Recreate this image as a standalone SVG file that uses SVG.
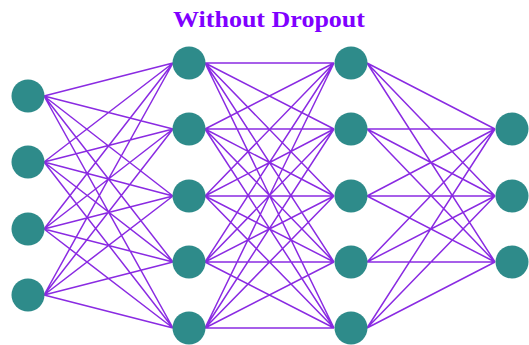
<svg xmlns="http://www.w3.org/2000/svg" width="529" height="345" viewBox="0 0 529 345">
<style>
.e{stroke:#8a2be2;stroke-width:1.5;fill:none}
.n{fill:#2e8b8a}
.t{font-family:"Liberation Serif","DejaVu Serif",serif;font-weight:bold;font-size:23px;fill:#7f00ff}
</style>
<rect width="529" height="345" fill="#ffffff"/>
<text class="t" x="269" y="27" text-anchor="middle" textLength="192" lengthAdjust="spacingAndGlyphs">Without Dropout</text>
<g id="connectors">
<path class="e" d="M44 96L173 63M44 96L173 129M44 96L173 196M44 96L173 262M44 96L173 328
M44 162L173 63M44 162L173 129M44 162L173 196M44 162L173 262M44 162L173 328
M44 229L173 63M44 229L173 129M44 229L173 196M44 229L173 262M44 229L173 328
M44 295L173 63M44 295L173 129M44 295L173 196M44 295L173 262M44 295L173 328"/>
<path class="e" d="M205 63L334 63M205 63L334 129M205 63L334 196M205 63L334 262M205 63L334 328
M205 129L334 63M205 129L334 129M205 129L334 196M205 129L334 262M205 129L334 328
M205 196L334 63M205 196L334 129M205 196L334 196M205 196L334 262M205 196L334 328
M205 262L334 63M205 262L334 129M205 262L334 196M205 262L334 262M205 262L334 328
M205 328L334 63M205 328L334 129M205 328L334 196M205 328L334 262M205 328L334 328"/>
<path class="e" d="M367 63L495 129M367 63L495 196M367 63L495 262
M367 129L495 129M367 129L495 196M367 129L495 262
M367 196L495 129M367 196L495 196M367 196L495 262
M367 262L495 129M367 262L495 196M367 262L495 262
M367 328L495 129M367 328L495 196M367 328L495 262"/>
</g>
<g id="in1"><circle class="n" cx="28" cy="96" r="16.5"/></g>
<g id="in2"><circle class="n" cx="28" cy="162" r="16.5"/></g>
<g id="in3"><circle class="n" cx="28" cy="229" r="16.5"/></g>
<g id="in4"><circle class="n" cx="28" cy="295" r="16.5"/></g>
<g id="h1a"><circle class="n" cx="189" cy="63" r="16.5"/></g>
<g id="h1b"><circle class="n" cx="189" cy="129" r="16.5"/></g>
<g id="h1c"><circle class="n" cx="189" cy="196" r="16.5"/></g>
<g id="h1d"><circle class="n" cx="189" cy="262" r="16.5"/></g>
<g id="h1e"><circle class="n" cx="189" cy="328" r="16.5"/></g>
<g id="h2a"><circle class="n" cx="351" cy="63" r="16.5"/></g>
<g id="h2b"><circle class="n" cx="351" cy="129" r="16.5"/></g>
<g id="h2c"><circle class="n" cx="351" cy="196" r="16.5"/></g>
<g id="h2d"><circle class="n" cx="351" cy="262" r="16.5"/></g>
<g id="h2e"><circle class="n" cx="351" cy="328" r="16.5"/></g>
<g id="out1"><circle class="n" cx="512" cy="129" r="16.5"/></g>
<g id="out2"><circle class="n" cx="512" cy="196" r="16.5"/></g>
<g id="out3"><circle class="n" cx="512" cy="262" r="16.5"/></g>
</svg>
• • • • •
Short exercise. Go through the listing above and quote it exactly, apart from its images.

Response to this task.
Recreate this image as a standalone SVG file that uses SVG.
<svg xmlns="http://www.w3.org/2000/svg" width="529" height="345" viewBox="0 0 529 345">
<style>
.e{stroke:#8a2be2;stroke-width:1.5;fill:none}
.n{fill:#2e8b8a}
.t{font-family:"Liberation Serif","DejaVu Serif",serif;font-weight:bold;font-size:23px;fill:#7f00ff}
</style>
<rect width="529" height="345" fill="#ffffff"/>
<text class="t" x="269" y="27" text-anchor="middle" textLength="192" lengthAdjust="spacingAndGlyphs">Without Dropout</text>
<g id="connectors">
<path class="e" d="M44 96L173 63M44 96L173 129M44 96L173 196M44 96L173 262M44 96L173 328
M44 162L173 63M44 162L173 129M44 162L173 196M44 162L173 262M44 162L173 328
M44 229L173 63M44 229L173 129M44 229L173 196M44 229L173 262M44 229L173 328
M44 295L173 63M44 295L173 129M44 295L173 196M44 295L173 262M44 295L173 328"/>
<path class="e" d="M205 63L334 63M205 63L334 129M205 63L334 196M205 63L334 262M205 63L334 328
M205 129L334 63M205 129L334 129M205 129L334 196M205 129L334 262M205 129L334 328
M205 196L334 63M205 196L334 129M205 196L334 196M205 196L334 262M205 196L334 328
M205 262L334 63M205 262L334 129M205 262L334 196M205 262L334 262M205 262L334 328
M205 328L334 63M205 328L334 129M205 328L334 196M205 328L334 262M205 328L334 328"/>
<path class="e" d="M367 63L495 129M367 63L495 196M367 63L495 262
M367 129L495 129M367 129L495 196M367 129L495 262
M367 196L495 129M367 196L495 196M367 196L495 262
M367 262L495 129M367 262L495 196M367 262L495 262
M367 328L495 129M367 328L495 196M367 328L495 262"/>
</g>
<g id="in1"><circle class="n" cx="28" cy="96" r="16.5"/></g>
<g id="in2"><circle class="n" cx="28" cy="162" r="16.5"/></g>
<g id="in3"><circle class="n" cx="28" cy="229" r="16.5"/></g>
<g id="in4"><circle class="n" cx="28" cy="295" r="16.5"/></g>
<g id="h1a"><circle class="n" cx="189" cy="63" r="16.5"/></g>
<g id="h1b"><circle class="n" cx="189" cy="129" r="16.5"/></g>
<g id="h1c"><circle class="n" cx="189" cy="196" r="16.5"/></g>
<g id="h1d"><circle class="n" cx="189" cy="262" r="16.5"/></g>
<g id="h1e"><circle class="n" cx="189" cy="328" r="16.5"/></g>
<g id="h2a"><circle class="n" cx="351" cy="63" r="16.5"/></g>
<g id="h2b"><circle class="n" cx="351" cy="129" r="16.5"/></g>
<g id="h2c"><circle class="n" cx="351" cy="196" r="16.5"/></g>
<g id="h2d"><circle class="n" cx="351" cy="262" r="16.5"/></g>
<g id="h2e"><circle class="n" cx="351" cy="328" r="16.5"/></g>
<g id="out1"><circle class="n" cx="512" cy="129" r="16.5"/></g>
<g id="out2"><circle class="n" cx="512" cy="196" r="16.5"/></g>
<g id="out3"><circle class="n" cx="512" cy="262" r="16.5"/></g>
</svg>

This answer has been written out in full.